Let's say a promise is a thing which can either succeed or fail eventually. If it fails, it gives a type e, if it succeeds a type a
Promise e a
Now, `then` operates on the successful result, transforming it into a new promise of a different kind. The result is a total promise of the new kind then :: Promise e a -> (a -> Promise e b) -> Promise e b
I'll contest now that this is sufficient. Here's what you appear to lose: 1. No differentiation of error types
2. No explicit annotation of the ability to
return constant/non-promise values
3. No tied-in error handling
That's fine, though. First, for (1), we'll note that it ought to be easy to provide an error-mapping function.

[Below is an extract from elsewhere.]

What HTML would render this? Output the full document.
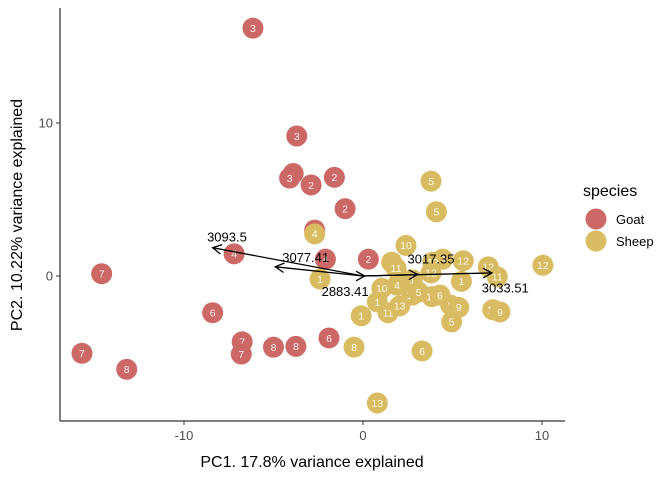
<!DOCTYPE html>
<html><head><meta charset="utf-8"><style>
body{margin:0;background:#fff;}
text{font-family:"Liberation Sans",sans-serif;}
</style></head><body>
<svg id="chart" width="672" height="480" viewBox="0 0 672 480" xmlns="http://www.w3.org/2000/svg"></svg>
<script>
const goatX=[-6.15,-3.7,-3.9,-4.1,-2.9,-1.6,-1.0,-2.7,-7.2,-2.1,0.3,-14.6,-8.4,-6.75,-6.8,-5.0,-3.75,-1.9,-15.7,-13.2];
const goatY=[16.2,9.15,6.7,6.4,5.95,6.45,4.4,3.0,1.45,1.1,1.1,0.15,-2.4,-4.3,-5.1,-4.65,-4.6,-4.05,-5.05,-6.1];
const goatLab=["3","3","3","3","2","2","2","2","4","4","2","7","6","7","7","8","8","6","7","8"];
const sheepX=[-2.7,-2.4,3.8,4.1,2.4,1.6,1.85,4.45,3.9,5.6,3.8,5.5,7.0,7.5,10.05,1.05,1.9,2.75,0.8,-0.1,1.4,2.05,2.75,3.1,3.85,4.3,4.9,5.35,4.95,7.25,7.65,-0.5,3.3,0.8];
const sheepY=[2.75,-0.2,6.2,4.2,2.0,0.9,0.5,1.1,0.9,1.0,0.2,-0.35,0.6,-0.05,0.7,-0.8,-0.6,-0.25,-1.7,-2.6,-2.4,-1.95,-1.25,-1.05,-1.35,-1.25,-1.9,-2.05,-3.0,-2.2,-2.35,-4.65,-4.9,-8.3];
const sheepLab=["4","1","5","5","10","4","11","9","12","12","12","1","12","11","12","10","4","1","1","1","11","13","10","5","12","6","9","9","5","10","9","8","6","13"];
const arrowNames=["3093.5","3077.41","2883.41","3017.35","3033.51"];
const arrowX=[-8.4,-4.9,0.1,3.05,7.2];
const arrowY=[1.85,0.6,0.0,0.1,0.2];
const arrowLabX=[-7.6,-3.2,-1.0,3.8,7.95];
const arrowLabY=[2.55,1.2,-1.0,1.1,-0.8];
const xTicks=[-10,0,10];
const yTicks=[0,10];

const svg=document.getElementById('chart');
const NS='http://www.w3.org/2000/svg';
const sx=v=>363+v*17.9;
const sy=v=>276-v*15.3;
function mk(tag,attrs,parent){const e=document.createElementNS(NS,tag);for(const k in attrs)e.setAttribute(k,attrs[k]);(parent||svg).appendChild(e);return e;}
function txt(s,attrs,parent){const e=mk('text',attrs,parent);e.textContent=s;return e;}

const gPts=mk('g',{});


function drawPts(X,Y,L,col,name){
  X.forEach((x,i)=>{
    const c=mk('circle',{cx:sx(x),cy:sy(Y[i]),r:10.5,fill:col},gPts);
    
    
    const t=txt(L[i],{x:sx(x),y:sy(Y[i])+3.8,'font-size':10.5,fill:'#fff','fill-opacity':0.9,'text-anchor':'middle'},gPts);
    
    
  });
}
drawPts(goatX,goatY,goatLab,'#CC6966','goat');
drawPts(sheepX,sheepY,sheepLab,'#D9BC62','sheep');

const gA=mk('g',{});


arrowX.forEach((ax,i)=>{
  const x0=sx(0),y0=sy(0),x1=sx(ax),y1=sy(arrowY[i]);
  const ang=Math.atan2(y1-y0,x1-x0),h=10,w=0.5;
  const l=mk('line',{x1:x0,y1:y0,x2:x1,y2:y1,stroke:'#000','stroke-width':1.3},gA);
  
  
  const p=mk('path',{d:`M${x1-h*Math.cos(ang-w)},${y1-h*Math.sin(ang-w)}L${x1},${y1}L${x1-h*Math.cos(ang+w)},${y1-h*Math.sin(ang+w)}`,stroke:'#000','stroke-width':1.3,fill:'none'},gA);
  
  
  const t=txt(arrowNames[i],{x:sx(arrowLabX[i]),y:sy(arrowLabY[i])+4.5,'font-size':13,fill:'#000','text-anchor':'middle'},gA);
  
  
});

const ax=mk('g',{});


mk('line',{x1:60,y1:8,x2:60,y2:421,stroke:'#000','stroke-width':1},ax);
mk('line',{x1:60,y1:421,x2:565,y2:421,stroke:'#000','stroke-width':1},ax);
xTicks.forEach(v=>{
  mk('line',{x1:sx(v),y1:421,x2:sx(v),y2:425,stroke:'#333'},ax);
  const t=txt(v,{x:sx(v),y:440,'font-size':13,fill:'#4d4d4d','text-anchor':'middle'},ax);
  
  
});
yTicks.forEach(v=>{
  mk('line',{x1:56,y1:sy(v),x2:60,y2:sy(v),stroke:'#333'},ax);
  const t=txt(v,{x:53,y:sy(v)+4.5,'font-size':13,fill:'#4d4d4d','text-anchor':'end'},ax);
  
  
});
</script>
<svg style="position:absolute;left:0;top:0" width="672" height="480">
<text x="312" y="467" font-size="16" text-anchor="middle" font-family="Liberation Sans,sans-serif">PC1. 17.8% variance explained</text>
<text transform="translate(22,215) rotate(-90)" font-size="16" text-anchor="middle" font-family="Liberation Sans,sans-serif">PC2. 10.22% variance explained</text>
<g font-family="Liberation Sans,sans-serif">
<text x="583" y="196" font-size="16">species</text>
<circle cx="596" cy="219" r="10.5" fill="#CC6966"/>
<text x="616" y="224" font-size="13">Goat</text>
<circle cx="596" cy="241" r="10.5" fill="#D9BC62"/>
<text x="616" y="246" font-size="13">Sheep</text>
</g>
</svg>
</body></html>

This is just a continuation which gets applied to errors upon generation (if they occur) mapError :: (e -> e') -> Promise e a -> Promise e' a
For (2) we'll note that it's always possible to turn a non-promised value into a promise by returning it immediately pure :: a -> Promise e a
Then for (3), we can build in error catching continuations catch :: Promise e a -> (e -> Promise e' a) -> Promise e a
We appear to lose the ability to change the result type of the promise upon catching an error, but we can regain that by pre-composition with `then`.So, each of these smaller types is now very nice to work with. They are equivalent in power to the fully-loaded `then` you gave, but their use is much more compartmentalized. This is how you avoid frightful types.